Gegen diese Feinde unternahmen die Sioux Beutezüge. Sie stahlen Mais und Kürbisse von den Feldern ihrer Feinde, konnten auch Coups gegen sie landen, aber trotz der feindlichen Akte gab es immer wieder friedliche Phasen, in denen sie miteinander Handel trieben. Landwirtschaftliche Erzeugnisse der Arikara tauschten die Sioux gegen Waffen, Pferde und Felle.
Doch die Arikara versperrten den Weg und so kam es 1792 zu einer entscheidenden Schlacht zwischen beiden Stämmen. Die erlitten eine vernichtende Niederlage und mußten ihr Stammesgebiet aufgeben. Sie siedelten sich zwischen Grand River und Cannonball River an.
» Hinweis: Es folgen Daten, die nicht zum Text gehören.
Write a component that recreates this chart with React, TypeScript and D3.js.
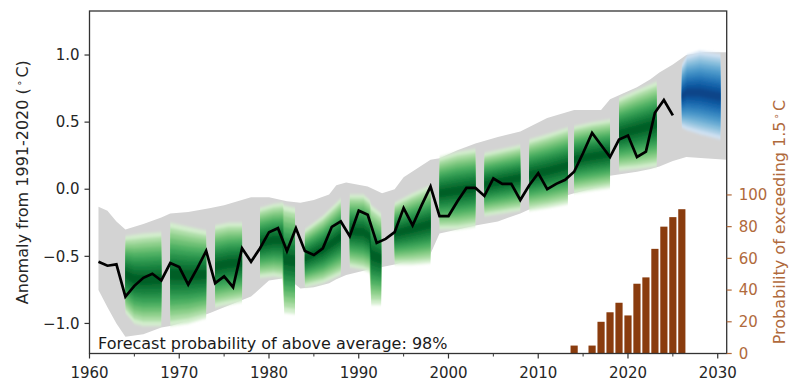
import * as d3 from "d3";

// observed annual global mean anomaly (°C, vs 1991-2020), one value per year from obsStart
const obsStart = 1961;
const obsAnomaly = [
  -0.54, -0.57, -0.56, -0.8, -0.72, -0.66, -0.63, -0.68, -0.55, -0.58,
  -0.71, -0.59, -0.46, -0.7, -0.65, -0.73, -0.44, -0.54, -0.44, -0.32,
  -0.29, -0.46, -0.29, -0.46, -0.49, -0.44, -0.28, -0.24, -0.35, -0.16,
  -0.19, -0.4, -0.37, -0.32, -0.14, -0.27, -0.12, 0.02, -0.2, -0.2,
  -0.09, 0.01, 0.01, -0.05, 0.08, 0.04, 0.04, -0.08, 0.03, 0.12,
  0.0, 0.04, 0.07, 0.13, 0.27, 0.42, 0.33, 0.24, 0.37, 0.4,
  0.24, 0.28, 0.57, 0.665, 0.55,
];

// grey envelope of the uninitialised simulations
const envYears = [
  1961, 1962, 1963, 1964, 1966, 1968, 1969, 1971, 1973.5, 1975,
  1978, 1980, 1982, 1983.5, 1985, 1986.7, 1987.5, 1988.6, 1991, 1992.6,
  1994, 1995, 1998, 1999, 2001, 2003, 2005.5, 2008, 2011, 2014,
  2017, 2018, 2021, 2022.5, 2023.5, 2025, 2026.5, 2028.5, 2031,
];
const envUpper = [
  -0.13, -0.16, -0.24, -0.3, -0.26, -0.21, -0.18, -0.17, -0.14, -0.12,
  -0.06, -0.06, -0.09, -0.1, -0.08, -0.04, 0.03, 0.05, 0.02, -0.03,
  0.0, 0.09, 0.22, 0.23, 0.29, 0.34, 0.39, 0.43, 0.53, 0.59,
  0.59, 0.67, 0.76, 0.82, 0.87, 0.93, 1.0, 1.02, 1.02,
];
const envLower = [
  -0.75, -0.88, -1.0, -1.1, -1.08, -1.03, -1.02, -0.98, -0.92, -0.88,
  -0.8, -0.68, -0.66, -0.74, -0.73, -0.7, -0.67, -0.64, -0.6, -0.58,
  -0.56, -0.54, -0.48, -0.33, -0.3, -0.27, -0.24, -0.18, -0.09, -0.03,
  0.02, 0.1, 0.13, 0.15, 0.17, 0.21, 0.24, 0.23, 0.22,
];

// retrospective forecasts (green), one entry per 5-year start
const hindcastYears = [
  [1964, 1965, 1966, 1968],
  [1969, 1971, 1973],
  [1974, 1975.5, 1977],
  [1979, 1980.5, 1981.5, 1981.7, 1982.9],
  [1984, 1986, 1988],
  [1989, 1990.5, 1991.2, 1991.4, 1992.5],
  [1994, 1996, 1998],
  [1999, 2001, 2003],
  [2004, 2006, 2008],
  [2009, 2011, 2013.3],
  [2014, 2016, 2018],
  [2019, 2021, 2023.2],
];
const hindcastTop = [
  [-0.35, -0.34, -0.33, -0.32],
  [-0.25, -0.28, -0.31],
  [-0.27, -0.25, -0.25],
  [-0.14, -0.11, -0.1, -0.12, -0.14],
  [-0.3, -0.2, -0.07],
  [-0.04, -0.04, -0.08, -0.12, -0.18],
  [-0.1, -0.03, 0.03],
  [0.24, 0.28, 0.3],
  [0.27, 0.3, 0.33],
  [0.37, 0.41, 0.46],
  [0.47, 0.5, 0.52],
  [0.68, 0.74, 0.8],
];
const hindcastBottom = [
  [-0.92, -1.0, -1.02, -1.02],
  [-1.02, -1.0, -0.96],
  [-0.88, -0.86, -0.84],
  [-0.66, -0.65, -0.66, -0.92, -0.93],
  [-0.73, -0.7, -0.64],
  [-0.58, -0.6, -0.62, -0.86, -0.86],
  [-0.56, -0.56, -0.55],
  [-0.3, -0.3, -0.28],
  [-0.2, -0.18, -0.16],
  [-0.16, -0.14, -0.11],
  [-0.03, -0.01, 0.01],
  [0.14, 0.15, 0.17],
];

// new forecast (blue)
const forecastYears = [2026, 2026.6, 2028, 2030.3];
const forecastTop = [0.93, 1.0, 1.03, 1.01];
const forecastBottom = [0.46, 0.44, 0.41, 0.37];

// probability (%) of a year exceeding 1.5 °C
const probYears = [2014, 2015, 2016, 2017, 2018, 2019, 2020, 2021, 2022, 2023, 2024, 2025, 2026];
const probExceed = [5, 0, 5, 20, 26, 32, 24, 44, 48, 66, 80, 86, 91];

const xTicks = [1960, 1970, 1980, 1990, 2000, 2010, 2020, 2030];
const xMinorTicks = [1965, 1975, 1985, 1995, 2005, 2015, 2025];
const yTicks = [-1.0, -0.5, 0.0, 0.5, 1.0];
const y2Ticks = [0, 20, 40, 60, 80, 100];

const W = 790;
const H = 384;
const plot = { left: 89.5, right: 726.7, top: 11, bottom: 353.5 };
const font = "DejaVu Sans, sans-serif";
const brown = "#b06a3c";
const axisColor = "#333";

const x = d3.scaleLinear().domain([1960, 2031]).range([plot.left, plot.right]);
const y = d3.scaleLinear().domain([-1.224, 1.328]).range([plot.bottom, plot.top]);
const y2 = d3.scaleLinear().domain([0, 216]).range([plot.bottom, plot.top]);

type Pt = { yr: number; hi: number; lo: number };

// nested bands around the middle of each block, darker towards the centre
function layers(years: number[], top: number[], bottom: number[], interp: (t: number) => string, n = 10) {
  const out: { pts: Pt[]; color: string }[] = [];
  for (let k = 0; k < n; k++) {
    const f = 1 - k / n;
    const pts = years.map((yr, i) => {
      const mid = (top[i] + bottom[i]) / 2;
      const half = (top[i] - bottom[i]) / 2;
      return { yr, hi: mid + half * f, lo: mid - half * f };
    });
    out.push({ pts, color: interp(0.2 + 0.72 * Math.pow(k / (n - 1), 0.75)) });
  }
  return out;
}

const bandArea = d3
  .area<Pt>()
  .x((d) => x(d.yr))
  .y0((d) => y(d.lo))
  .y1((d) => y(d.hi));

export default function App() {
  const fmt = d3.format(".1f");

  const envPath = d3
    .area<number>()
    .x((_, i) => x(envYears[i]))
    .y0((_, i) => y(envLower[i]))
    .y1((_, i) => y(envUpper[i]))(envUpper);

  const obsLine = d3
    .line<number>()
    .x((_, i) => x(obsStart + i))
    .y((d) => y(d))(obsAnomaly);

  const greenBlocks = hindcastYears.map((yrs, b) =>
    layers(yrs, hindcastTop[b], hindcastBottom[b], d3.interpolateGreens)
  );
  const blueBlock = layers(forecastYears, forecastTop, forecastBottom, d3.interpolateBlues);

  const barW = x(2014.8) - x(2014);

  return (
    <svg width={W} height={H} style={{ display: "block", position: "absolute", left: 0, top: 0 }} fontFamily={font}>
      <defs>
        <filter id="soft" x="-5%" y="-10%" width="110%" height="120%">
          <feGaussianBlur stdDeviation="0 1.6" />
        </filter>
        <clipPath id="plotClip">
          <rect x={plot.left} y={plot.top} width={plot.right - plot.left} height={plot.bottom - plot.top} />
        </clipPath>
      </defs>
      <rect width={W} height={H} fill="#fff" />

      <g clipPath="url(#plotClip)">
        <path d={envPath ?? ""} fill="#d3d3d3" />

        <g filter="url(#soft)">
          {greenBlocks.map((blk, b) =>
            blk.map((l, k) => <path key={`g${b}-${k}`} d={bandArea(l.pts) ?? ""} fill={l.color} />)
          )}
          {blueBlock.map((l, k) => (
            <path key={`b${k}`} d={bandArea(l.pts) ?? ""} fill={l.color} />
          ))}
        </g>

        <path d={obsLine ?? ""} fill="none" stroke="#000" strokeWidth={2.7} strokeLinejoin="miter" />

        {probYears.map((yr, i) =>
          probExceed[i] > 0 ? (
            <rect
              key={yr}
              x={x(yr) - barW / 2}
              y={y2(probExceed[i])}
              width={barW}
              height={y2(0) - y2(probExceed[i])}
              fill="#8a3c0e"
            />
          ) : null
        )}
      </g>

      <text x={98} y={349} fontSize={16} fill="#1a1a1a">
        Forecast probability of above average: 98%
      </text>

      {/* frame */}
      <rect
        x={plot.left}
        y={plot.top}
        width={plot.right - plot.left}
        height={plot.bottom - plot.top}
        fill="none"
        stroke={axisColor}
        strokeWidth={1.3}
      />

      {/* bottom axis */}
      {xTicks.map((t) => (
        <g key={t}>
          <line x1={x(t)} x2={x(t)} y1={plot.bottom} y2={plot.bottom + 5} stroke={axisColor} strokeWidth={1.2} />
          <text x={x(t)} y={378} fontSize={15} textAnchor="middle" fill="#262626">
            {t}
          </text>
        </g>
      ))}
      {xMinorTicks.map((t) => (
        <line key={t} x1={x(t)} x2={x(t)} y1={plot.bottom} y2={plot.bottom + 3} stroke={axisColor} strokeWidth={1} />
      ))}

      {/* left axis */}
      {yTicks.map((t) => (
        <g key={t}>
          <line x1={plot.left - 5} x2={plot.left} y1={y(t)} y2={y(t)} stroke={axisColor} strokeWidth={1.2} />
          <text x={plot.left - 10} y={y(t)} dy="0.35em" fontSize={15} textAnchor="end" fill="#262626">
            {fmt(t)}
          </text>
        </g>
      ))}
      <text transform={`translate(28,${(plot.top + plot.bottom) / 2}) rotate(-90)`} fontSize={16} textAnchor="middle" fill="#262626">
        Anomaly from 1991-2020 (
        <tspan dx={2} dy={-5} fontSize={10.5}>
          ∘
        </tspan>
        <tspan dx={2} dy={5}>
          C)
        </tspan>
      </text>

      {/* right axis */}
      {y2Ticks.map((t) => (
        <g key={t}>
          <line x1={plot.right} x2={plot.right + 5} y1={y2(t)} y2={y2(t)} stroke={brown} strokeWidth={1.2} />
          <text x={plot.right + 12} y={y2(t)} dy="0.35em" fontSize={15} fill={brown}>
            {t}
          </text>
        </g>
      ))}
      <text transform={`translate(785,222) rotate(-90)`} fontSize={16} textAnchor="middle" fill={brown}>
        Probability of exceeding 1.5
        <tspan dx={2} dy={-5} fontSize={10.5}>
          ∘
        </tspan>
        <tspan dx={2} dy={5}>
          C
        </tspan>
      </text>
    </svg>
  );
}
Mit der Vertreibung der Arikara gehörte den Sioux das Mississippital und der westliche Teil South Dakotas.
Mehrere Pockenepidemien taten bei den Arikara und Omaha das übrige, die stadtartigen Gemeinschaften wurden stark dezimiert. Auf beiden Seiten des Missouri fanden 1804 Clark und Lewis bei ihrer Expedition die Sioux. Die östlichen Gebiete hatten die Sioux aufgegeben und wohnten jetzt in den Tälern des Missouri und seiner Nebenflüsse. Als 1822/23 die Sioux über die Crow gesiegt hatten, konnten sie Gebiete westlich der Black Hills im Osten des heutigen Wyoming und südlich des North Platte als neues Stammesgebiet in Besitz nehmen. Westlich des Missouri gewannen zwar die Sioux noch in Nord-Süd-Richtung Territorium, aber sonst änderte sich im 19. Jahrhundert kaum noch etwas. Die neuen Gebiete brachten den Sioux wirtschaftliche Sicherheit vor ihren mit Waffen ausgerüsteten Feinden. Für die gesamte Nation war Unabhängigkeit und politische Autonomie das wichtigste.